So. Plenty of oxygen was consumed discussing/arguing/debating the merits of the secret-recipe Aspect BIS cerebral monitor at this year's ASA. Isn't this getting old? First, my disclosures. I have no financial interest in or support from Aspect medical (in fact, given the state of the economy, I have no financial interest or support from anything, aside from my ever-shrinking clinical income.) Second, I use the BIS every day, on almost every case I do longer than 15 minutes, paralyzed or not. I even use it on most functional (awake) craniotomies. I have been known to shave the occiput in order to place a BIS array for ACOM aneurysm clippings (yup, we still do them here, now and then). I liiike it. I've used it at least a thousand times.

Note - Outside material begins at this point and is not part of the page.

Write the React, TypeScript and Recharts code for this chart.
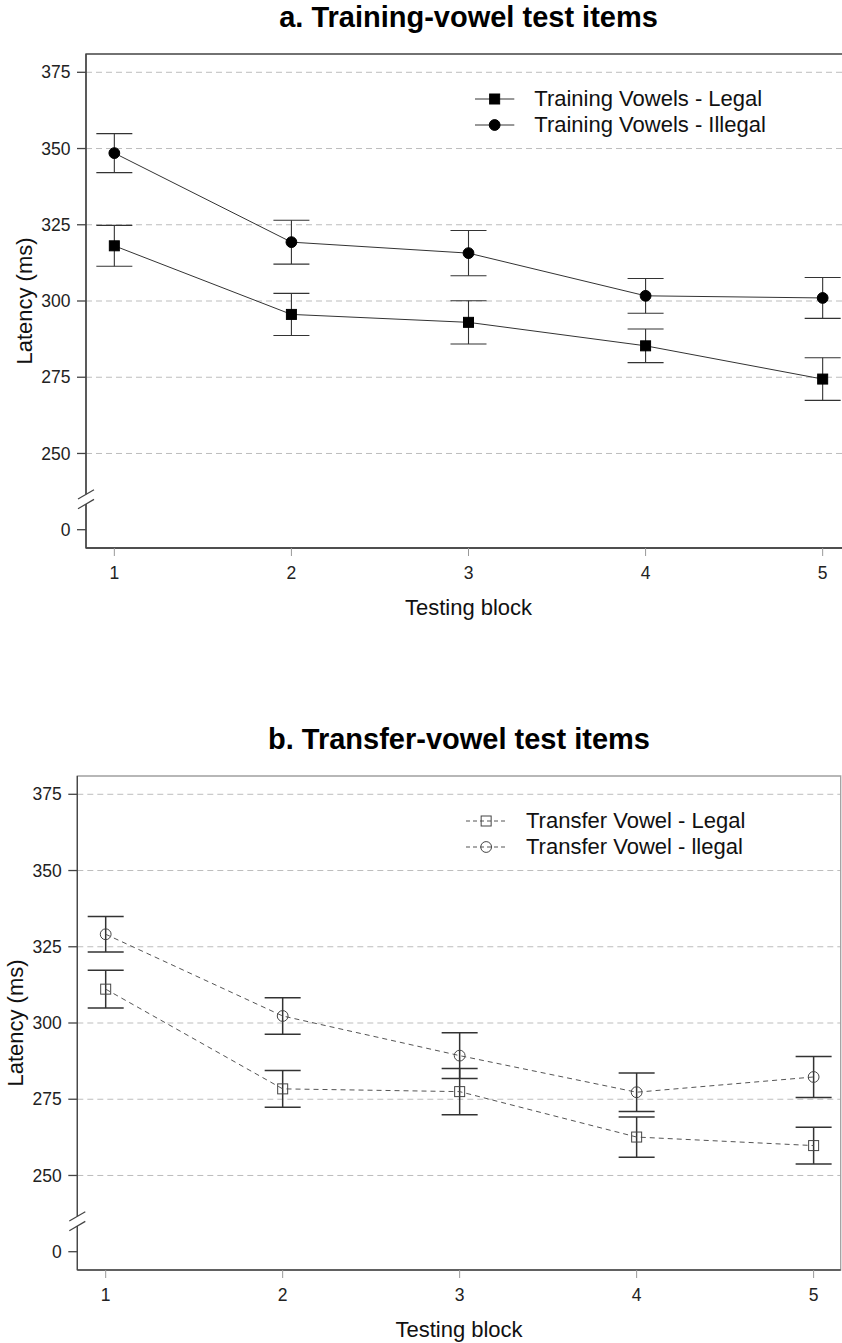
import { LineChart, Line, XAxis, YAxis, CartesianGrid, ErrorBar, ReferenceArea, Legend } from 'recharts'

const blocks = [1, 2, 3, 4, 5]

const trainLegal = [318.1, 295.6, 293.0, 285.3, 274.4]
const trainLegalErr = [6.7, 6.9, 7.1, 5.5, 7.0]
const trainIllegal = [348.5, 319.3, 315.7, 301.7, 301.0]
const trainIllegalErr = [6.4, 7.2, 7.4, 5.7, 6.7]

const transferLegal = [311.1, 278.4, 277.5, 262.6, 259.8]
const transferLegalErr = [6.2, 6.0, 7.6, 6.6, 6.0]
const transferIllegal = [329.1, 302.3, 289.3, 277.3, 282.3]
const transferIllegalErr = [5.8, 6.0, 7.5, 6.3, 6.7]

// broken axis: "0" is drawn one step below 250, the break marks sit between
const ZERO_POS = 225
const BREAK_POS = 235
const yTicks = [ZERO_POS, BREAK_POS, 250, 275, 300, 325, 350, 375]
const gridValues = [250, 275, 300, 325, 350, 375]
const Y_DOMAIN: [number, number] = [219, 381]

const FONT = '"Liberation Sans", Arial, Helvetica, sans-serif'
const TICK_SIZE = 9
const TICK_MARGIN = 6.5

function buildRows(legal: number[], legalErr: number[], illegal: number[], illegalErr: number[]) {
  return blocks.map((b, i) => ({
    block: b,
    legal: legal[i],
    legalErr: legalErr[i],
    illegal: illegal[i],
    illegalErr: illegalErr[i],
  }))
}

function marker(shape: 'square' | 'circle', open: boolean, cx: number, cy: number, key?: string | number) {
  const fill = open ? 'none' : '#000'
  const stroke = open ? '#444' : '#000'
  if (shape === 'square') {
    return <rect key={key} x={cx - 5} y={cy - 5} width={10} height={10} fill={fill} stroke={stroke} strokeWidth={1} />
  }
  return <circle key={key} cx={cx} cy={cy} r={5.4} fill={fill} stroke={stroke} strokeWidth={1} />
}

function YTick(props: any) {
  const { x, y, payload } = props
  const ax = x + TICK_SIZE + TICK_MARGIN
  const v = payload.value
  if (v === BREAK_POS) {
    return (
      <g>
        <line x1={ax} y1={y - 4.8} x2={ax} y2={y + 4.8} stroke="#fff" strokeWidth={3} />
        <line x1={ax - 8} y1={y - 0.15} x2={ax + 8} y2={y - 9.45} stroke="#444" strokeWidth={1.2} />
        <line x1={ax - 8} y1={y + 9.45} x2={ax + 8} y2={y + 0.15} stroke="#444" strokeWidth={1.2} />
      </g>
    )
  }
  return (
    <g>
      <line x1={ax - TICK_SIZE} y1={y} x2={ax} y2={y} stroke="#444" strokeWidth={1.3} />
      <text x={x} y={y} dy="0.35em" textAnchor="end" fontSize={17.5} fill="#222" fontFamily={FONT}>
        {v === ZERO_POS ? '0' : v}
      </text>
    </g>
  )
}

interface PanelProps {
  title: string
  rows: ReturnType<typeof buildRows>
  labels: [string, string]
  dashed: boolean
  open: boolean
  width: number
  axisWidth: number
  rightMargin: number
  xDomain: [number, number]
  yLabelX: number
  boxStroke: string
  legendLeft: number
  legendLineW: number
  errWidth: number
}

function Panel(p: PanelProps) {
  const lineStroke = p.dashed ? '#555' : '#333'
  const dash = p.dashed ? '5 4' : undefined
  const plotLeft = p.axisWidth
  const plotWidth = p.width - p.axisWidth - p.rightMargin

  const legend = () => (
    <div style={{ fontSize: 22, color: '#111', fontFamily: FONT }}>
      {p.labels.map((label, i) => (
        <div key={label} style={{ display: 'flex', alignItems: 'center', height: 26, whiteSpace: 'nowrap' }}>
          <svg width={p.legendLineW + 20} height={26} style={{ flex: 'none' }}>
            <line x1={0} y1={13} x2={p.legendLineW} y2={13} stroke={lineStroke} strokeWidth={1} strokeDasharray={p.dashed ? '4 3' : undefined} />
            {marker(i === 0 ? 'square' : 'circle', p.open, p.legendLineW / 2, 13)}
          </svg>
          <span>{label}</span>
        </div>
      ))}
    </div>
  )

  return (
    <div style={{ position: 'relative', width: 842, height: 640, overflow: 'hidden' }}>
      <div style={{
        position: 'absolute', left: plotLeft, width: plotWidth, top: 2.5, textAlign: 'center',
        fontFamily: FONT, fontWeight: 'bold', fontSize: 29, lineHeight: '29px', color: '#000',
      }}>
        {p.title}
      </div>
      <div style={{ position: 'absolute', left: 0, top: 0 }}>
        <LineChart width={p.width} height={640} data={p.rows} margin={{ top: 54, right: p.rightMargin, bottom: 22, left: 0 }}>
          <ReferenceArea x1={p.xDomain[0]} x2={p.xDomain[1]} y1={Y_DOMAIN[0]} y2={Y_DOMAIN[1]} fill="none" fillOpacity={0} stroke={p.boxStroke} strokeWidth={1.3} />
          <CartesianGrid horizontal vertical={false} horizontalValues={gridValues} stroke="#bdbdbd" strokeDasharray="6 4" />
          <XAxis
            type="number"
            dataKey="block"
            domain={p.xDomain}
            ticks={blocks}
            allowDataOverflow
            height={70}
            tickSize={8}
            tickMargin={11}
            tickLine={{ stroke: '#999' }}
            axisLine={{ stroke: '#444', strokeWidth: 1.3 }}
            tick={{ fontSize: 17.5, fill: '#222', fontFamily: FONT }}
            label={{ value: 'Testing block', position: 'insideBottom', offset: 3, style: { fontSize: 22, fill: '#111', fontFamily: FONT } }}
          />
          <YAxis
            type="number"
            domain={Y_DOMAIN}
            ticks={yTicks}
            interval={0}
            allowDataOverflow
            width={p.axisWidth}
            tickSize={TICK_SIZE}
            tickMargin={TICK_MARGIN}
            tickLine={false}
            axisLine={{ stroke: '#444', strokeWidth: 1.3 }}
            tick={(t: any) => <YTick {...t} />}
            label={{
              content: (lp: any) => {
                const vb = lp.viewBox || { x: 0, y: 54, width: p.axisWidth, height: 494 }
                const cx = vb.x + p.yLabelX
                const cy = vb.y + vb.height / 2
                return (
                  <text x={cx} y={cy} transform={`rotate(-90 ${cx} ${cy})`} textAnchor="middle" dominantBaseline="central"
                    fontSize={22} fill="#111" fontFamily={FONT}>
                    Latency (ms)
                  </text>
                )
              },
            }}
          />
          <Legend
            layout="vertical"
            align="center"
            verticalAlign="middle"
            wrapperStyle={{ left: p.legendLeft, top: 86, width: 380 }}
            content={legend}
          />
          <Line
            dataKey="legal"
            stroke={lineStroke}
            strokeWidth={1}
            strokeDasharray={dash}
            dot={(d: any) => marker('square', p.open, d.cx, d.cy, `s${d.index}`)}
            activeDot={false}
            isAnimationActive={false}
          >
            <ErrorBar dataKey="legalErr" width={p.errWidth} stroke="#333" strokeWidth={p.dashed ? 1.5 : 1.1} direction="y" isAnimationActive={false} />
          </Line>
          <Line
            dataKey="illegal"
            stroke={lineStroke}
            strokeWidth={1}
            strokeDasharray={dash}
            dot={(d: any) => marker('circle', p.open, d.cx, d.cy, `c${d.index}`)}
            activeDot={false}
            isAnimationActive={false}
          >
            <ErrorBar dataKey="illegalErr" width={p.errWidth} stroke="#333" strokeWidth={p.dashed ? 1.5 : 1.1} direction="y" isAnimationActive={false} />
          </Line>
        </LineChart>
      </div>
    </div>
  )
}

export default function App() {
  const rowsA = buildRows(trainLegal, trainLegalErr, trainIllegal, trainIllegalErr)
  const rowsB = buildRows(transferLegal, transferLegalErr, transferIllegal, transferIllegalErr)
  return (
    <div style={{ position: 'absolute', left: 0, top: 0, width: 842, height: 1343, overflow: 'hidden', background: '#fff', fontFamily: FONT }}>
      <div style={{ position: 'absolute', left: 0, top: 0 }}>
        <Panel
          title="a. Training-vowel test items"
          rows={rowsA}
          labels={['Training Vowels - Legal', 'Training Vowels - Illegal']}
          dashed={false}
          open={false}
          width={860}
          axisWidth={86}
          rightMargin={9}
          xDomain={[0.84, 5.16]}
          yLabelX={24}
          boxStroke="#444"
          legendLeft={475}
          legendLineW={39.3}
          errWidth={18}
        />
      </div>
      <div style={{ position: 'absolute', left: 0, top: 722 }}>
        <Panel
          title="b. Transfer-vowel test items"
          rows={rowsB}
          labels={['Transfer Vowel - Legal', 'Transfer Vowel - llegal']}
          dashed
          open
          width={842}
          axisWidth={77.3}
          rightMargin={1.3}
          xDomain={[0.8396, 5.153]}
          yLabelX={15.8}
          boxStroke="#a0a0a0"
          legendLeft={465.7}
          legendLineW={40.3}
          errWidth={18}
        />
      </div>
    </div>
  )
}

But it does have its limitations. Like last month, when a young lumbar patient on 2% Sevo and fent with a reading of 42 "BIStles" (that's what I call 'em-why not?) in one epoch, did his best unconscious imitation of upward facing dog the next... (yes Ira, I know-the brain is not the spinal cord.) Do a hundred BIS cases without paralysis and you'll understand in your gut what I mean. But I still like it.

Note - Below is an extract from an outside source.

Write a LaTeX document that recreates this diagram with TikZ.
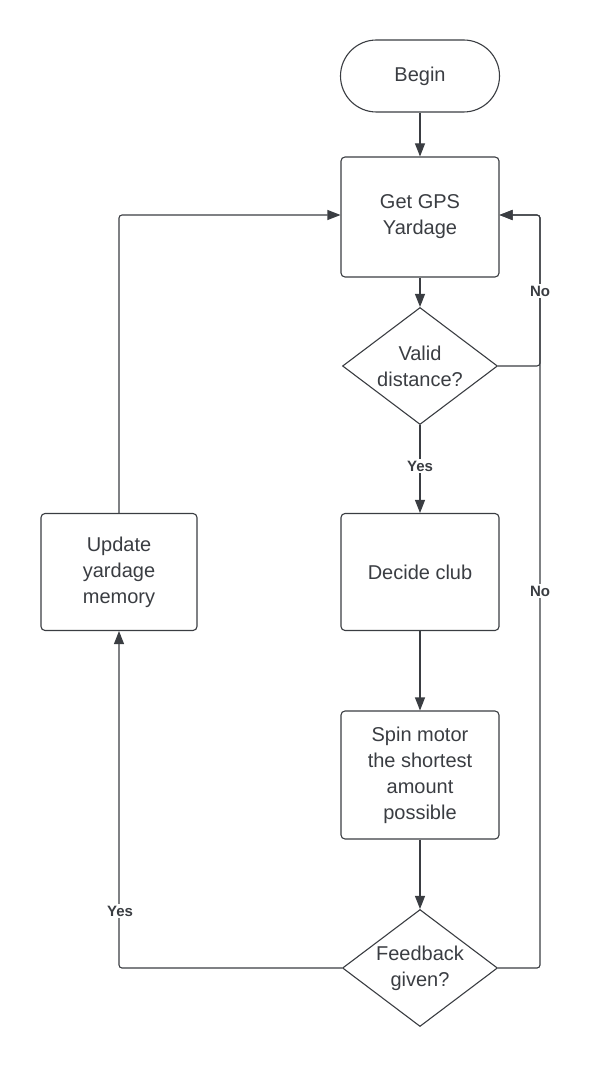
\documentclass[tikz,border=0pt]{standalone}
\usepackage{fontspec}
\setmainfont{Liberation Sans}
\usetikzlibrary{shapes.geometric,arrows.meta}
\definecolor{ink}{HTML}{3A3D42}
\begin{document}
\begin{tikzpicture}[x=1pt,y=-1pt,
  every node/.style={text=ink},
  box/.style={draw=ink, line width=1.1pt, rounded corners=4pt, minimum width=158pt, minimum height=118pt, align=center, font=\fontsize{20}{26}\selectfont},
  term/.style={draw=ink, line width=1.1pt, rounded corners=36pt, minimum width=159pt, minimum height=72pt, font=\fontsize{20}{26}\selectfont},
  dec/.style={draw=ink, line width=1.1pt, diamond, aspect=1.32, inner sep=0pt, minimum width=155pt, minimum height=117pt, align=center, font=\fontsize{20}{26}\selectfont},
  conn/.style={draw=ink, line width=1.1pt, rounded corners=3pt},
  arr/.style={conn, -{Triangle[length=13pt,width=10pt]}},
  lab/.style={fill=white, font=\bfseries\fontsize{15}{17}\selectfont, inner sep=2pt}
]
\useasboundingbox (0,0) rectangle (590,1067);
\node[term] (begin) at (420,76) {Begin};
\node[box, minimum height=120pt] (gps) at (420,217) {Get GPS\\Yardage};
\node[dec] (valid) at (420,366) {Valid\\distance?};
\node[box, minimum height=117pt] (decide) at (420,572) {Decide club};
\node[box, minimum height=128pt] (spin) at (420,775) {Spin motor\\the shortest\\amount\\possible};
\node[dec] (fb) at (420,968) {Feedback\\given?};
\node[box, minimum width=156pt, minimum height=117pt] (upd) at (119,572) {Update\\yardage\\memory};

\coordinate (rtop) at (540,215);
\coordinate (ltop) at (120,215);

\draw[arr] (begin) -- (gps);
\draw[arr] (gps) -- (valid);
\draw[arr] (valid) -- (decide);
\draw[arr] (decide) -- (spin);
\draw[arr] (spin) -- (fb);
\draw[arr] (valid.east) -| (rtop) -- (gps.east |- rtop);
\draw[arr] (fb.east) -| (rtop) -- (gps.east |- rtop);
\draw[arr] (fb.west) -| (upd.south);
\draw[arr] (upd.north) |- (gps.west |- ltop);
\node[lab] (yes1) at (420,466) {Yes};
\node[lab] (no1) at (540,291) {No};
\node[lab] (no2) at (540,591) {No};
\node[lab] (yes2) at (120,911) {Yes};
\end{tikzpicture}
\end{document}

As monitors go, in my practice, the BIS is worth about 1 pulse-ox units (pou). By comparison, the gold standard monitor, the pulse-ox is a perfect 10 pou's. The Pulse ox is the most perfect anesthesia monitor that ever was, or could be (anybody besides me old enough to remember that feeling in your gut upon hearing a surgeon say "the blood looks dark"?) Blood pressure, maybe 7 or 8 pou's. Gas monitor, about a 6. The ECG, 2 or 3. This score is obviously my subjective weighting of the sensitivity and specificity of each monitor for keeping my patients (and me) out of trouble, and can certainly vary based upon each individual patient's specific situation (for instance, a person with a history of SVT intuitively derives much more utility from intraop ecg monitoring than a fit 20 something, in whom the ecg almost never tells me anything I don't know from the plethysmograph.)